* Dataset
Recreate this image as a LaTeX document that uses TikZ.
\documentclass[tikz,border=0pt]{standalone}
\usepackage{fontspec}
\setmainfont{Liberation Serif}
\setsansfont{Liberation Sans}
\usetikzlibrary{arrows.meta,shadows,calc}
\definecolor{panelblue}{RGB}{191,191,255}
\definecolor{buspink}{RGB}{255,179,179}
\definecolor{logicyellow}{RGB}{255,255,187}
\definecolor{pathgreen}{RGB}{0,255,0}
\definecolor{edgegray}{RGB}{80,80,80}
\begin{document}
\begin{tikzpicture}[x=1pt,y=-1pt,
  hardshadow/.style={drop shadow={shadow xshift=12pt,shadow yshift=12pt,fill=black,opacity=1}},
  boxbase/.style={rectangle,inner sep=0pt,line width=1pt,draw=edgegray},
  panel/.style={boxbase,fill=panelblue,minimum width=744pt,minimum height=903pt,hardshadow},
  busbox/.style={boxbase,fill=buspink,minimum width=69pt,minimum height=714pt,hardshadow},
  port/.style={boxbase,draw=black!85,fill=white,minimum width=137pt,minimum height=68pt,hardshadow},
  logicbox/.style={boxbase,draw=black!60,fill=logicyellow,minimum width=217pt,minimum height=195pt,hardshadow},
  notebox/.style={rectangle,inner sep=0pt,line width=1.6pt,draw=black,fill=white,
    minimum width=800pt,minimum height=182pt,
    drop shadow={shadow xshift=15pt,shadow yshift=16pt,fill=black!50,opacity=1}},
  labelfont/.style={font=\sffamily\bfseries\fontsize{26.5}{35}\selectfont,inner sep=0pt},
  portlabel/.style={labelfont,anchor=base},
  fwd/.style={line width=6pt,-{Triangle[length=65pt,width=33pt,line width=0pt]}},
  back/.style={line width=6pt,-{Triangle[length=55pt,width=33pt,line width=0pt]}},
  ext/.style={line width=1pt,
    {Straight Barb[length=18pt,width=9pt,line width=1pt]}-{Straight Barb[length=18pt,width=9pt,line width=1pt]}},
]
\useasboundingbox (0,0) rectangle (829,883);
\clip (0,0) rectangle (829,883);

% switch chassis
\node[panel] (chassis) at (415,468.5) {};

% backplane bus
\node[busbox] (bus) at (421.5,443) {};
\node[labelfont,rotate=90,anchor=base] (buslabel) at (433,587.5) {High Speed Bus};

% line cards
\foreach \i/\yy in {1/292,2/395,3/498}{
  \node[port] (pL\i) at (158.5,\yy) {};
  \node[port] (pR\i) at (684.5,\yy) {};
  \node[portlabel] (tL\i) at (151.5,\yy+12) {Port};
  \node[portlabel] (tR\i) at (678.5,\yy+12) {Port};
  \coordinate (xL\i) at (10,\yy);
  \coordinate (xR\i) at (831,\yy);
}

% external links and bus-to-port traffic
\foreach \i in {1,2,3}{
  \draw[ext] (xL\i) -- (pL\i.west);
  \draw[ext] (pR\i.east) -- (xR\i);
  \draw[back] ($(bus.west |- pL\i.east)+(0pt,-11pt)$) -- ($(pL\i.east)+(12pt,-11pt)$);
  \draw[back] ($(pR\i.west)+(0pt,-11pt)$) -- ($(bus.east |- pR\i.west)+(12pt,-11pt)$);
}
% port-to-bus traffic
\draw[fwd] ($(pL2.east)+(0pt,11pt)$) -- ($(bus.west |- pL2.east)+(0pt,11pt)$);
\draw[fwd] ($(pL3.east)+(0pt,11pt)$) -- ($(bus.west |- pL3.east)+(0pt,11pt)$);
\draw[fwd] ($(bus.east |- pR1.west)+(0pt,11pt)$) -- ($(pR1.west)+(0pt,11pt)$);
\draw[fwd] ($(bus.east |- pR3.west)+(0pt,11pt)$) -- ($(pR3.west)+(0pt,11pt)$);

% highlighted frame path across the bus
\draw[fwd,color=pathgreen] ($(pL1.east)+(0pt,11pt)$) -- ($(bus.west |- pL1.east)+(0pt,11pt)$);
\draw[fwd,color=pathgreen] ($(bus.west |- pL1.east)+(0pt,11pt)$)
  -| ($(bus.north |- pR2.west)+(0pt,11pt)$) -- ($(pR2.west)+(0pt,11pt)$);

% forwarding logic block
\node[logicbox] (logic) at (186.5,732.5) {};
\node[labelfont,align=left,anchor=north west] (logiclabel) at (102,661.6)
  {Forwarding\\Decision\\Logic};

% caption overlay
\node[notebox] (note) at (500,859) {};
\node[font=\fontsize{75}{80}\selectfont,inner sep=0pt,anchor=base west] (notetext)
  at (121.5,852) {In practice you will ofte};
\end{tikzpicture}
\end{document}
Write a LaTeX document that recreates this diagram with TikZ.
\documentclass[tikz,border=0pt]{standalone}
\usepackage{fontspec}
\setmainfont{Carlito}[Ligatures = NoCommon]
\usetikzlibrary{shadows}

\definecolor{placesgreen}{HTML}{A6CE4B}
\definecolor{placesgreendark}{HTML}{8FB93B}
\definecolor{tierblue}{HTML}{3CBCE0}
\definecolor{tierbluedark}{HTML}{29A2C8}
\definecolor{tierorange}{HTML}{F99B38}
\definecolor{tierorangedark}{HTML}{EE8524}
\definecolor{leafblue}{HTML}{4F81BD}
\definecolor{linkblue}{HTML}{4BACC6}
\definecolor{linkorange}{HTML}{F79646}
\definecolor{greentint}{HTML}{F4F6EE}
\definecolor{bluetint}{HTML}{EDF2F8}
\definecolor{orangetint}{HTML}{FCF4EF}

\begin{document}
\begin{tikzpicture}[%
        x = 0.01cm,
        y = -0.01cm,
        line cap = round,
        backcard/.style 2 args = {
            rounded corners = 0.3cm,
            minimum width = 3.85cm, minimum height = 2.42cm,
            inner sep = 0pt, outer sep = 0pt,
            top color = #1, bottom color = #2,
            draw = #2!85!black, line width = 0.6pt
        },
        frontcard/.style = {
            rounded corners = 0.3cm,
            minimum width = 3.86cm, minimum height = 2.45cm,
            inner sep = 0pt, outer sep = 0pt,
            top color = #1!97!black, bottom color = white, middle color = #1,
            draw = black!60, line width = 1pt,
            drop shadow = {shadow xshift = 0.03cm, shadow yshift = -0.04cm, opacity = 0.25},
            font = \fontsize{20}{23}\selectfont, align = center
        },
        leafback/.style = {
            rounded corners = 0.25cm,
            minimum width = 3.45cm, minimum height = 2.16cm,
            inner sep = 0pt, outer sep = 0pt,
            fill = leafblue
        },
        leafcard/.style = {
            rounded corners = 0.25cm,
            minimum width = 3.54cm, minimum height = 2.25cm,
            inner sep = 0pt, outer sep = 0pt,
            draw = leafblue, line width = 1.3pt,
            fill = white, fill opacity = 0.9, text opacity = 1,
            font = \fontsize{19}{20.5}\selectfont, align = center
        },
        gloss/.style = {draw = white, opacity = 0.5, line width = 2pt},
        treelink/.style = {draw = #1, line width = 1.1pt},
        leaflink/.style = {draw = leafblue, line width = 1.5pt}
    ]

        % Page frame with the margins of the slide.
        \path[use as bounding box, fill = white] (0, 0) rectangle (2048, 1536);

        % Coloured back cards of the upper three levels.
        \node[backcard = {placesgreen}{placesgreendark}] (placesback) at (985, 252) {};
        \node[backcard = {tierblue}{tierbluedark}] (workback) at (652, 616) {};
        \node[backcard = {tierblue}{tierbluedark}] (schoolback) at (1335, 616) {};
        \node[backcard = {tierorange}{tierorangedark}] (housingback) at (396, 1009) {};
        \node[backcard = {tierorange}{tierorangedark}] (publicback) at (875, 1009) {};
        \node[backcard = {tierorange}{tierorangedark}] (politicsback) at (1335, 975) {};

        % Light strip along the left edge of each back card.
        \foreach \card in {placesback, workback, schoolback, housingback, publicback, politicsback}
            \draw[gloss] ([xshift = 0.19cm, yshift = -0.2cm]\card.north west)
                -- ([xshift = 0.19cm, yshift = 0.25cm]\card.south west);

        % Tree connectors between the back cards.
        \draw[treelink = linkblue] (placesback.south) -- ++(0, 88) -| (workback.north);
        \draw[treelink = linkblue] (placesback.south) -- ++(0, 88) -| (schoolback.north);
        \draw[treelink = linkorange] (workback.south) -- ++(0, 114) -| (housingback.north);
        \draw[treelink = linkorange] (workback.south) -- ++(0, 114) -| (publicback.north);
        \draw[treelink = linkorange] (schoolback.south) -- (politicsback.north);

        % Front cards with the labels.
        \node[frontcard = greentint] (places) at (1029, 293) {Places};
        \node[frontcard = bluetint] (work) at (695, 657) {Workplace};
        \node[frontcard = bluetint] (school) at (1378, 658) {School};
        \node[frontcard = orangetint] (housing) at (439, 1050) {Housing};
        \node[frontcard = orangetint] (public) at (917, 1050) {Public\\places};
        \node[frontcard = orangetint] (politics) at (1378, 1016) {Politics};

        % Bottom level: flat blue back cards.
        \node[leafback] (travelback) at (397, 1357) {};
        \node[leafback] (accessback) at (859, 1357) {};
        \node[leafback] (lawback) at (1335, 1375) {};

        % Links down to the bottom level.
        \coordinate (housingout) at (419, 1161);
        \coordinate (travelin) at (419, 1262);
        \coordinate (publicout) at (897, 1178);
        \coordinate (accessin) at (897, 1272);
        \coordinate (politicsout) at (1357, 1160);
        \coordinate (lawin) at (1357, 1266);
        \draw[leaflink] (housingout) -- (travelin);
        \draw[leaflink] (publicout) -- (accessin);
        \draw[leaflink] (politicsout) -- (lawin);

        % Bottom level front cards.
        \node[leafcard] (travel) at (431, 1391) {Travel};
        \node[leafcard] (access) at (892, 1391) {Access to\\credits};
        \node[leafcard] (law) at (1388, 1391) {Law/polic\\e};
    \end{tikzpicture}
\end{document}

* Stated problem
Identify each line holding the string "this", and copy it out.

* Solution
Recreate this image as a LaTeX document that uses TikZ.
Write a LaTeX document that recreates this diagram with TikZ.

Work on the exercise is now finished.